1929 novel by Richard Aldington

Death of a Hero is a World War I novel by Richard Aldington. It was his first novel, published by Chatto & Windus in 1929, and thought to be partly autobiographical.

==Plot summary==

Death of a Hero is the story of a young English artist named George Winterbourne who enlists in the army at the beginning of the Great War. The book is narrated by an unnamed first-person narrator who claims to have known and served with the main character. It is divided into three parts.

===Book I===

The first part details George's family history. His father, a middle-class man from England's countryside, marries a poor woman who falsely believes she is marrying into a monied family. After George's birth, his mother has a series of lovers. The portrait of George's parents is believed to be based on his parents, whom he disliked. One critic called the characters "parodic monsters". George is brought up to be a proper and patriotic member of English society. He is encouraged to learn his father's insurance business, but fails to do so. After a disagreement with his parents, he moves to London to become an artist and live a socialite lifestyle.

===Book II===

The second section of the book deals with George's London life. He ingrains himself in socialite society and engages a number of trendy philosophies. After he and his lover, Elizabeth, have a pregnancy scare, they decide to marry. Although they do not have a child, the marriage endures. They decide to leave their marriage open. George takes Elizabeth's close friend as a lover and their marriage begins to fail. Just as the situation is becoming particularly heated, England declares war on Germany. George decides to enlist. Aldington's portrayal of society contains "clumsily satirical portraits" of T. S. Eliot and Ezra Pound, both of whom were friends.

===Book III===

George trains for the army and is sent to France. (No particular location in France is mentioned.

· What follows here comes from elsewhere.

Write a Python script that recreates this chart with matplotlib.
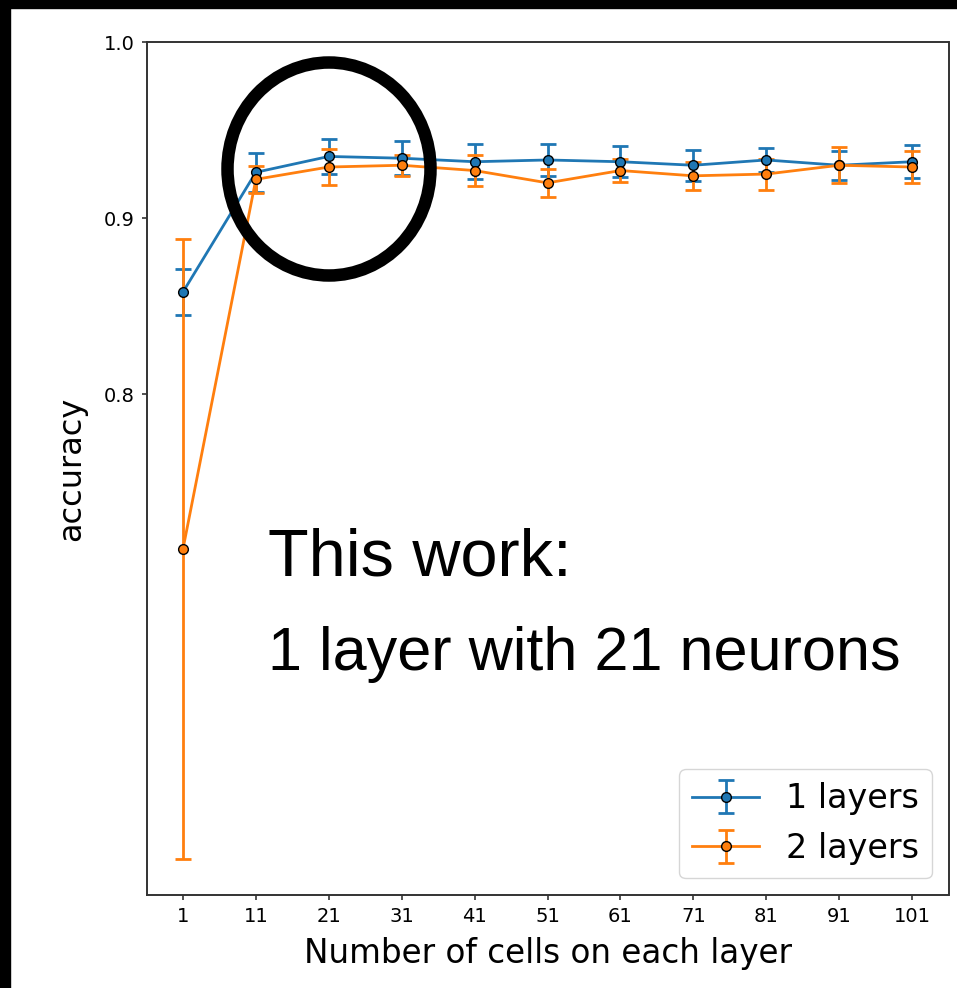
import matplotlib
matplotlib.use('Agg')
import matplotlib.pyplot as plt
from matplotlib.patches import Ellipse, Rectangle
import numpy as np

# cells per layer
cells = [1, 11, 21, 31, 41, 51, 61, 71, 81, 91, 101]

# accuracy, 1 hidden layer
acc1 = [0.858, 0.926, 0.935, 0.934, 0.932, 0.933, 0.932, 0.930, 0.933, 0.930, 0.932]
err1 = [0.013, 0.011, 0.0097, 0.0095, 0.0098, 0.0089, 0.0088, 0.0088, 0.0067, 0.0083, 0.0093]

# accuracy, 2 hidden layers
acc2 = [0.712, 0.922, 0.929, 0.930, 0.927, 0.920, 0.927, 0.924, 0.925, 0.930, 0.929]
err2 = [0.176, 0.0077, 0.0102, 0.006, 0.0087, 0.008, 0.0065, 0.008, 0.0088, 0.0103, 0.009]

W, H = 957, 988
fig = plt.figure(figsize=(W/100, H/100), dpi=100)
ax = fig.add_axes([146.5/W, 1-895/H, (948.5-146.5)/W, (895-42)/H])

ax.errorbar(cells, acc1, yerr=err1, fmt='-o', color='tab:blue', mec='black',
            ms=7, lw=2, elinewidth=2, capsize=6, capthick=2, label='1 layers')
ax.errorbar(cells, acc2, yerr=err2, fmt='-o', color='tab:orange', mec='black',
            ms=7, lw=2, elinewidth=2, capsize=6, capthick=2, label='2 layers')

ax.set_ylim(top=1.0)
ax.set_yticks([0.8, 0.9, 1.0])
ax.set_xticks(cells)
for s in ax.spines.values():
    s.set_linewidth(1.4)
    s.set_color('#333333')
ax.tick_params(labelsize=14, pad=5, width=1.2, color='#333333')
ax.set_xlabel('Number of cells on each layer', fontsize=23.5, labelpad=8)
ax.set_ylabel('accuracy', fontsize=23, labelpad=12)
ax.legend(loc='lower right', fontsize=24)

# overlay annotations
fig.text(268/W, 1-575/H, 'This work:', fontsize=48, family='Liberation Sans',
         va='baseline', ha='left')
fig.text(268/W, 1-670/H, '1 layer with 21 neurons', fontsize=44,
         family='Liberation Sans', va='baseline', ha='left')
fig.patches.append(Ellipse((329/W, 1-169/H), 203/W, 213/H, transform=fig.transFigure,
                           fill=False, ec='black', lw=9, zorder=10))

# black border strips from the screenshot
fig.patches.append(Rectangle((0, 1-8/H), 1, 8/H, transform=fig.transFigure,
                             color='black', zorder=11))
fig.patches.append(Rectangle((0, 0), 10/W, 1, transform=fig.transFigure,
                             color='black', zorder=11))

plt.savefig('out.png', dpi=100)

The town behind the front where George spends much of his time is referred to as M—.) He fights on the front for some time. When he returns home, he finds that he has been so affected by the war that he cannot relate to his friends, including his wife and lover. The casualty rate among officers is particularly high. When a number of officers in George's unit are killed, he is promoted. Upon spending time with the other officers, he finds them to be cynical and utilitarian. He loses faith in the war quickly. The story ends with George standing up during a machine-gun barrage. He is killed. At the end of the book there is a poem written from the point of view of a veteran comparing the First World War to the Trojan War.

==Censorship==
Aldington, a veteran of the Great War, claimed that his novel was accurate in terms of speech and style. It contained extensive colloquial speech, including profanity, discussion of sexuality and graphic descriptions of the war and of trench life. There was extensive censorship in England and many war novels had been banned or burned. When Aldington first published his novel, he redacted a number of passages to ensure the publication of his book would not be challenged. He said:

To my astonishment, my publisher informed me that certain words, phrases, sentences, and even passages, are at present taboo in England. I have recorded nothing which I have not observed in human life, said nothing I do not believe to be true.... At my request the publishers are removing what they believe would be considered objectionable, and are placing asterisks to show where omissions have been made.... In my opinion it is better for the book to appear mutilated than for me to say what I don't believe.